I first read Langston Hughes’s “The Negro Speaks of Rivers” in 1981 when I was living in Chicago. It was part of a volume of Hughes’s poetry that I bought in a used bookstore that was just north of the Loop near an Irish bar that I used to frequent. In my mind now they were right across the street from one another, the bar and the bookstore… but I suspect that time has minimized distances. They may very well have been blocks apart.
It was a place I went to often to spend the afternoon with coffee or Guinness depending on my mood. I usually sat in a booth off the bar and read, most often Yeats or theology. The day I bought the Hughes volume and started reading it the bartender asked what I was reading. He often asked about the books I was reading. I told him Langston Hughes.
“He isn’t Irish,” he said. “But I like the poem about rivers.”
I remember finding the poem in the table of contents and reading it. Later that evening when I was going to meet some friends, I remember walking along the Chicago river with the words of the poem stuck in my head. It has always been one of my favorites
The past years with the madness that is Trump, Langston Hughes’s “The Negro Speaks of Rivers” has come to my mind many times.

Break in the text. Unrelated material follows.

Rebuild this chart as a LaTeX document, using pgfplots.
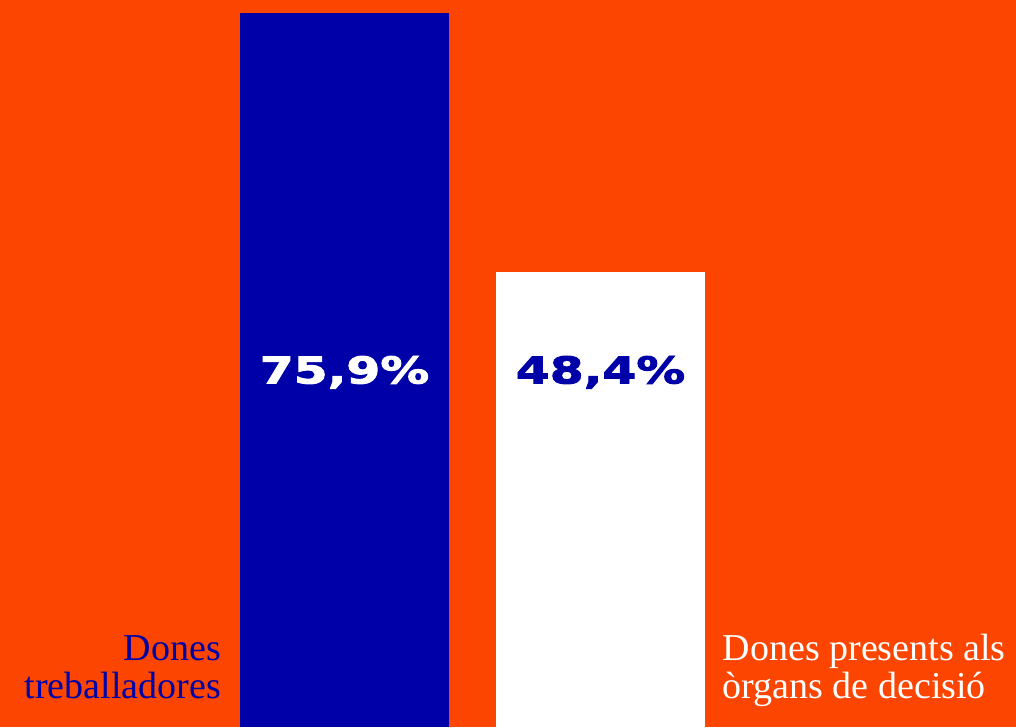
\documentclass[border=0pt]{standalone}
\usepackage{pgfplots}
\pgfplotsset{compat=1.18}
\usepackage{fontspec}
\setmainfont{Liberation Serif}
\newfontfamily\numfont[FakeStretch=1.32,FakeBold=2.5]{DejaVu Sans Bold}
\definecolor{bgor}{HTML}{FC4500}
\definecolor{dblue}{HTML}{0000A8}
\begin{document}
\begin{tikzpicture}
\begin{axis}[
  scale only axis, width=1016pt, height=727pt,
  xmin=-1.3457, xmax=2.623, ymin=0, ymax=77.28,
  axis line style={draw=none}, ticks=none,
  axis background/.style={fill=bgor},
  clip=false,
]
\addplot[ybar, bar width=0.8164, fill=dblue, draw=none] coordinates {(0,75.9)};
\addplot[ybar, bar width=0.8164, fill=white, draw=none] coordinates {(1,48.4)};
\node[text=white, font=\numfont\fontsize{37}{40}\selectfont] at (axis cs:0,37.7) {75,9\%};
\node[text=dblue, font=\numfont\fontsize{37}{40}\selectfont] at (axis cs:1,37.7) {48,4\%};
\node[text=dblue, anchor=base east, align=right, font=\fontsize{38}{38}\selectfont, inner sep=0pt] at (axis cs:-0.482,3.05) {Dones\\treballadores};
\node[text=white, anchor=base west, align=left, font=\fontsize{38}{38}\selectfont, inner sep=0pt] at (axis cs:1.477,3.05) {Dones presents als\\òrgans de decisió};
\end{axis}
\end{tikzpicture}
\end{document}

Read the poem once or twice yourself. Then listen to a clip of Hughes reading this poem: click here.
Enjoy!
The Negro Speaks of Rivers
I’ve known rivers:
I’ve known rivers ancient as the world and older than the
flow of human blood in human veins.
My soul has grown deep like the rivers.
I bathed in the Euphrates when dawns were young.
I built my hut near the Congo and it lulled me to sleep.
I looked upon the Nile and raised the pyramids above it.
I heard the singing of the Mississippi when Abe Lincoln
went down to New Orleans, and I’ve seen its muddy
bosom turn all golden in the sunset.
I’ve known rivers:
Ancient, dusky rivers.
My soul has grown deep like the rivers.
Listening with a Pencil and My Ear
There are a lot of lines that I have underlined. But it is the refrain that reverberates most in my ear:
My soul has grown deep like the rivers.
Since first reading this poem, I have stood on the banks of many rivers. These lines go through my mind every time. They have even changed the way I see especially now one of the two rivers in my backyard: The Mississippi. That is the beauty and power of poetry. That is a poet and the height of their craft.